I vividly remember sitting on the bathroom floor, hugging my knees to my chest and sobbing hysterically. My husband sat silently with his hands on my knees as I uttered the words “I hate my life!” through wails of heartache.
It was June and I was approaching my due date, but had no baby to look forward to. Friends and family were happily pregnant. New babies were being presented to the world daily. And I was without mine.
Two years later, when the darkest nights had subsided, I began to write about them. The grief. The depression. The fear. The hopelessness.
And two years after that I found myself in the most beautiful place. A peaceful farm with a group of writers who spoke life into my soul. Women who have also survived the darkest nights. Women whose lives have been devastated, yet they somehow managed to become stronger in the wreckage. Women who lift up other women. Women who have become my friends, best friends even.
All because life had broken me. And all because God led me to share that brokenness with the world.
I never would have met these women if God hadn’t allowed me to be buried in the dirt, the dark. I never would have known that such goodness exists down here on earth.
Four years ago, I couldn’t have imagined that my life could feel full again. But it does. And while those feelings come and go, I cannot deny that God is good. Even when life is not.
Because of loss, I have gained so much – primarily in the form of people and relationships.
Could it be that in the darkness, God is actually planting us? So that we might break out of our shell and grow? So that we might RISE? So that we might realize how treasured and beautiful we are? So that after we survive the darkness we might be a light to others?

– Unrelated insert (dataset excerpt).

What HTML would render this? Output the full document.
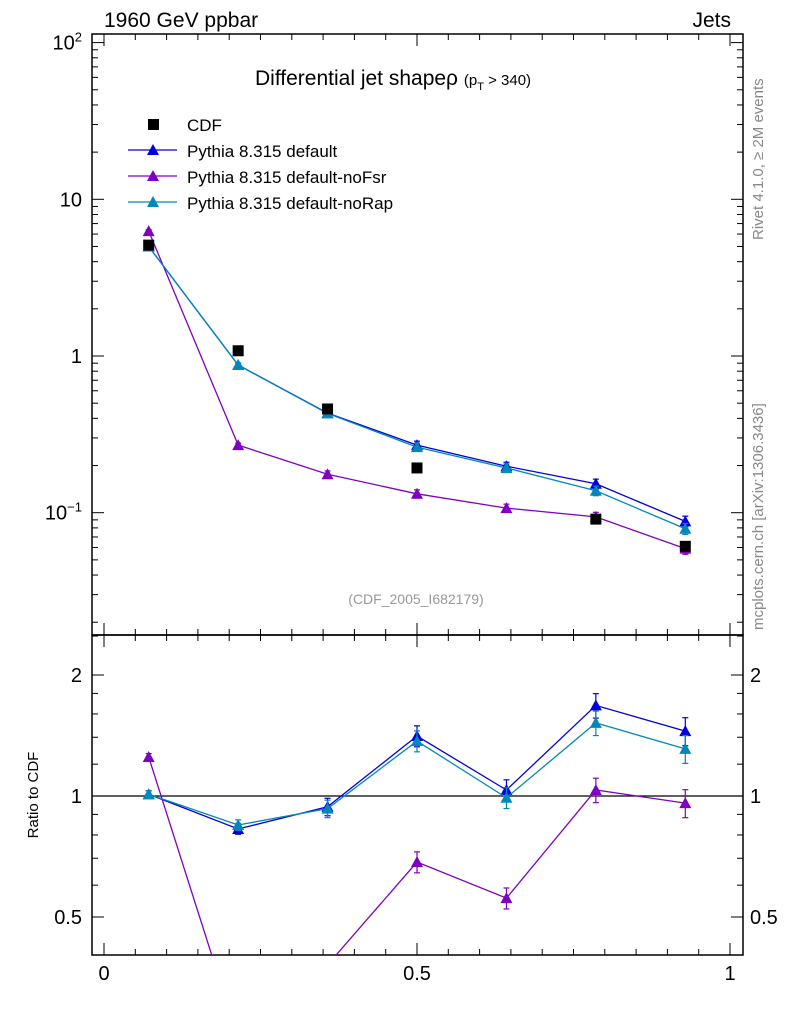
<!DOCTYPE html>
<html><head><meta charset="utf-8"><style>
body{margin:0;background:#fff}
svg{display:block;font-family:"Liberation Sans",sans-serif}
</style></head><body>
<svg id="c" width="786" height="1024" viewBox="0 0 786 1024"></svg>
<script>
const xCenters=[0.0714,0.2143,0.3571,0.5,0.6429,0.7857,0.9286];
const cdfVals=[5.1,1.08,0.459,0.193,0.193,0.091,0.061];
const defVals=[5.0,0.876,0.432,0.27,0.198,0.153,0.088];
const fsrVals=[6.27,0.27,0.176,0.132,0.107,0.094,0.059];
const rapVals=[5.0,0.876,0.43,0.262,0.193,0.138,0.079];
const defRatio=[1.01,0.828,0.94,1.41,1.035,1.68,1.45];
const fsrRatio=[1.25,0.25,0.38,0.685,0.557,1.035,0.96];
const rapRatio=[1.01,0.847,0.93,1.37,0.99,1.52,1.31];
const relErr=[0.02,0.03,0.05,0.06,0.06,0.07,0.08];
const yTicks=[0.1,1,10,100];
const rTicks=[0.5,1,2];
const xTicks=[0,0.5,1];

const svg=document.getElementById('c');
const NS='http://www.w3.org/2000/svg';
function mk(t,a,p){const e=document.createElementNS(NS,t);for(const k in a)e.setAttribute(k,a[k]);(p||svg).appendChild(e);return e;}
const L=92,R=743,T=34,M=635,B=955;
const X=v=>104+v*626;
const Y=v=>356-Math.log10(v)*156.7;
const YR=v=>796-Math.log2(v)*121;

const defs=mk('defs',{});
const c1=mk('clipPath',{id:'cm'},defs);mk('rect',{x:L,y:T,width:R-L,height:M-T},c1);
const c2=mk('clipPath',{id:'cr'},defs);mk('rect',{x:L,y:M,width:R-L,height:B-M},c2);

let f=mk('rect',{x:L,y:T,width:R-L,height:M-T,fill:'none',stroke:'#000','stroke-width':1.5});

f=mk('rect',{x:L,y:M,width:R-L,height:B-M,fill:'none',stroke:'#000','stroke-width':1.5});


for(let i=0;i<=20;i++){const v=i*0.05,x=X(v),len=(i%10==0)?12:6;
 mk('line',{x1:x,x2:x,y1:T,y2:T+len,stroke:'#000'});
 mk('line',{x1:x,x2:x,y1:M,y2:M-len,stroke:'#000'});
 mk('line',{x1:x,x2:x,y1:M,y2:M+len,stroke:'#000'});
 mk('line',{x1:x,x2:x,y1:B,y2:B-len,stroke:'#000'});}
xTicks.forEach(v=>{const t=mk('text',{x:X(v),y:980,'font-size':20,'text-anchor':'middle'});t.textContent=String(v);
 });

for(let d=-2;d<=2;d++)for(let m=1;m<10;m++){const v=m*Math.pow(10,d),y=Y(v);if(y<T||y>M)continue;
 const len=m==1?12:6;
 mk('line',{x1:L,x2:L+len,y1:y,y2:y,stroke:'#000'});mk('line',{x1:R,x2:R-len,y1:y,y2:y,stroke:'#000'});}
const yLab=['10<tspan dy="-8" font-size="13">−1</tspan>','1','10','10<tspan dy="-8" font-size="13">2</tspan>'];
yTicks.forEach((v,i)=>{const t=mk('text',{x:82,y:Y(v)+7,'font-size':20,'text-anchor':'end'});t.innerHTML=yLab[i];
 });

[0.5,0.6,0.7,0.8,0.9,1,1.2,1.4,1.6,1.8,2,2.5].forEach(v=>{const y=YR(v);if(y<M||y>B)return;const len=(v==0.5||v==1||v==2)?12:6;
 mk('line',{x1:L,x2:L+len,y1:y,y2:y,stroke:'#000'});mk('line',{x1:R,x2:R-len,y1:y,y2:y,stroke:'#000'});});
rTicks.forEach(v=>{let t=mk('text',{x:82,y:YR(v)+7,'font-size':20,'text-anchor':'end'});t.textContent=String(v);
 
 t=mk('text',{x:750,y:YR(v)+7,'font-size':20});t.textContent=String(v);
 });
mk('line',{x1:L,x2:R,y1:YR(1),y2:YR(1),stroke:'#000','stroke-width':1.2});

function txt(s,a,name){const t=mk('text',a);t.innerHTML=s;return t;}
txt('1960 GeV ppbar',{x:104,y:27,'font-size':21},'energy-label');
txt('Jets',{x:731,y:27,'font-size':21,'text-anchor':'end'},'process-label');
txt('Differential jet shapeρ <tspan font-size="15">(p</tspan><tspan font-size="11" dy="5">T</tspan><tspan font-size="15" dy="-5"> &gt; 340)</tspan>',{x:255,y:85,'font-size':21},'plot-title');
txt('(CDF_2005_I682179)',{x:416,y:604,'font-size':14,fill:'#999','text-anchor':'middle'},'analysis-id');
txt('Ratio to CDF',{x:0,y:0,'font-size':15,transform:'translate(38,795) rotate(-90)','text-anchor':'middle'},'ratio-axis-title');
txt('Rivet 4.1.0, ≥ 2M events',{x:0,y:0,'font-size':15,fill:'#888',transform:'translate(763,240) rotate(-90)'},'rivet-label');
txt('mcplots.cern.ch [arXiv:1306.3436]',{x:0,y:0,'font-size':15,fill:'#888',transform:'translate(763,630) rotate(-90)'},'mcplots-label');

const leg=[['CDF','#000',null],['Pythia 8.315 default','#0000dd',1],['Pythia 8.315 default-noFsr','#8000c0',1],['Pythia 8.315 default-noRap','#0088bb',1]];
leg.forEach((l,i)=>{const y=124+i*26;const g=mk('g',{});
 if(!l[2])mk('rect',{x:148,y:y-5,width:11,height:11,fill:'#000'},g);
 else{mk('line',{x1:128,x2:177,y1:y,y2:y,stroke:l[1],'stroke-width':1.3},g);tri(153,y,l[1],g);}
 const t=mk('text',{x:187,y:y+7,'font-size':17},g);t.textContent=l[0];});

function tri(x,y,c,p){mk('polygon',{points:`${x-6},${y+5} ${x+6},${y+5} ${x},${y-6}`,fill:c},p);}

function series(vals,Yf,color,clip,name){
 const g=mk('g',{'clip-path':`url(#${clip})`});
 mk('polyline',{points:vals.map((v,i)=>X(xCenters[i])+','+Yf(v)).join(' '),fill:'none',stroke:color,'stroke-width':1.3},g);
 vals.forEach((v,i)=>{const x=X(xCenters[i]);const e=relErr[i];const y1=Yf(v*(1+e)),y2=Yf(v*(1-e));
  mk('line',{x1:x,x2:x,y1:y1,y2:y2,stroke:color,'stroke-width':1.2},g);
  mk('line',{x1:x-3,x2:x+3,y1:y1,y2:y1,stroke:color,'stroke-width':1.2},g);
  mk('line',{x1:x-3,x2:x+3,y1:y2,y2:y2,stroke:color,'stroke-width':1.2},g);
  tri(x,Yf(v),color,g);});
}
series(defVals,Y,'#0000dd','cm','series-default');
series(fsrVals,Y,'#8000c0','cm','series-noFsr');
series(rapVals,Y,'#0088bb','cm','series-noRap');
const cg=mk('g',{'clip-path':'url(#cm)'});
cdfVals.forEach((v,i)=>{if(i==4)return;const r=mk('rect',{x:X(xCenters[i])-5.5,y:Y(v)-5.5,width:11,height:11,fill:'#000'},cg);
 });
series(defRatio,YR,'#0000dd','cr','ratio-default');
series(fsrRatio,YR,'#8000c0','cr','ratio-noFsr');
series(rapRatio,YR,'#0088bb','cr','ratio-noRap');
</script>
</body></html>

I have learned that there is more to life than what is immediately visible. When we are suffering in the dark we cannot see beyond it. But when we resurface, when we come out of the hole, there is light waiting to seep into our souls. And it will. All while we begin to bloom.
Because God has the power to create beauty from even the ugliest and most painful stories.
I don’t know why bad things happen. I don’t know why some women lose babies and others don’t. I don’t know why I lost mine. I have zero answers and no advice.
But I do know that there is hope beyond hurt.